Unfortunately, there were a few components we would have loved to change, but at the time, nothing was available. The camshafts were left stock, but Comp Cams will soon be releasing several different grinds for these engines.

The other component we left stock was the intake manifold. We are not sure of the flow numbers, but the intake definitely looks a lot better than the OE Two-Valve piece. The runners are shorter to promote better breathing at higher rpm. The stock Two-Valve intake had to help create low-end torque because of the 4.6's small displacement. One would also think the Two-Valve engine would be a rev-monster, but that isn't the case because the manifold is restricting it. The Three-Valve engine may have the same 281 cubes, but the variable cam timing made a huge difference by creating a broader torque curve when compared to its Two-Valve cousin.

Ford did its homework, and this engine is more than capable of pulling serious rpm with the correct valvesprings in place. Burcham has turned 7,500-plus rpm (without valve float), and the intake manifold seemed to allow the engine to breathe deep enough to achieve it. He did report that optimum power with his new engine is around 6,900-7,000 rpm. This is with the stock camshafts in place, too. "I tried shifting 7,000 and higher with the stock engine, but the valvesprings were too weak and the engine would float the valves," Burcham says. Fox Lake fixed that problem with a stiffer set of springs designed for high-performance usage.

As a side note, we wanted to mention some observations in testing. Burcham spent some time at ProCharger with this car and found that the more boost stuffed into this engine, the lower the rpm of peak power. For example, 15 psi (565 rwhp) made peak power at 6,800 rpm, but 17 psi (585 rwhp) had a maximum horsepower rating at 6,500 rpm. At 20 psi (615 rwhp) of boost, the peak power rpm occurred at 6,200. This was with the stock engine, not the built engine with the better heads and valvesprings. Burcham attributed the rpm variances to the weak OE valvesprings not working properly with the large amount of boost (or cylinder pressure).

We would certainly like to do a cam swap in the future to see what the Comp Cams stuff is worth over the stock sticks, but that will have to wait until another issue.
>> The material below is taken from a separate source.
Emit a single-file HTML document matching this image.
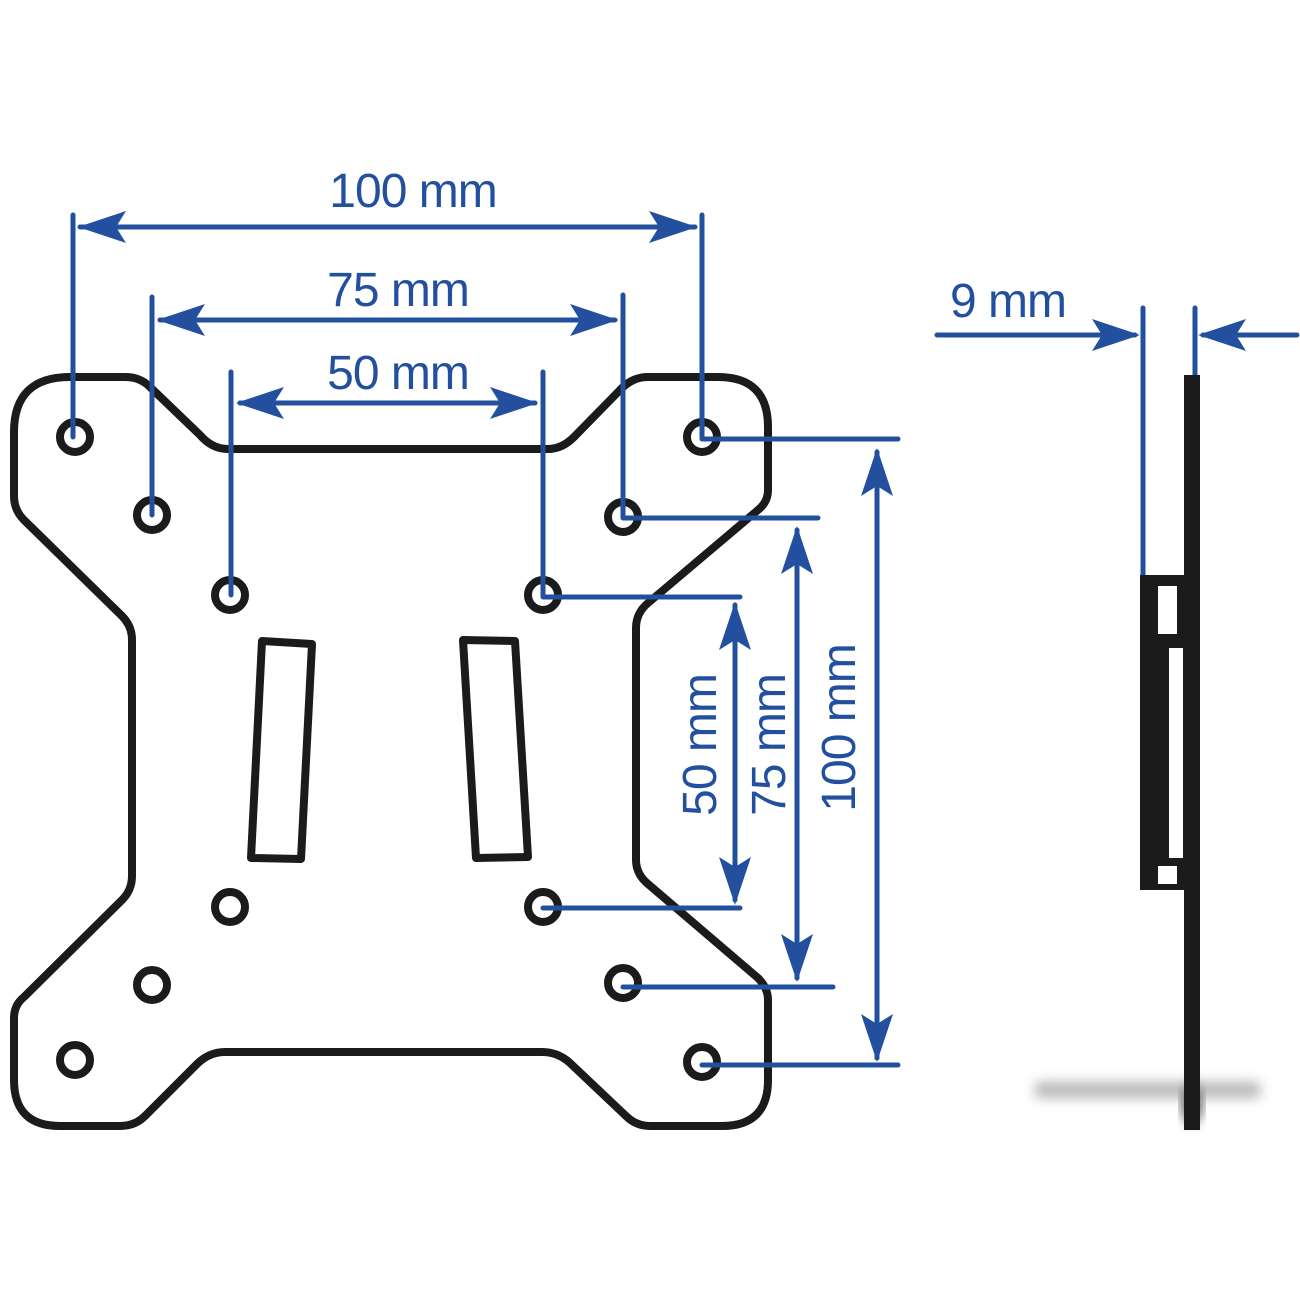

For now, we'll just reinstall the stock camshafts, even though it's something we know has to be limiting performance. After all, Burcham's engine does get stuffed with a lot of boost from a ProCharger D1SC blower, and it sometimes gets a whiff of nitrous when the big money is on the line.

With the engine together and the factory electronics still in place, it came time to tune the beast. Mike Carlson of ProCharger provided assistance in getting the tune-up correct. He worked with Burcham via phone and Internet to get the programs loaded into the car through a Predator handheld tuner. After sneaking up on the proper tune-up using an air/fuel meter, the car spun the Dynojet chassis to the tune of 640 hp and 544 lb-ft of torque (at the tires).

The car has also received numerous upgrades to the driveline to handle the extra horsepower. First on the list was a "real" transmission designed to take supercharged abuse. With assistance from a Swarr Automotive conversion kit, Burcham installed a Tremec TKO 600 five-speed transmission, an SFI-approved bellhousing, and a Centerforce clutch. A new JPC Racing one-piece driveshaft was also installed. The one-piece driveshaft saved 30 pounds in rotating weight and is stronger than the stock two-piece unit.

At the time of this writing, bad weather in the Northeast prevented any on-track dragstrip testing of Burcham's new bullet. But he is confident the horsepower is there to achieve a nine-second run in his full-weight street car--complete with air conditioning, stereo, and other amenities for life on the streets.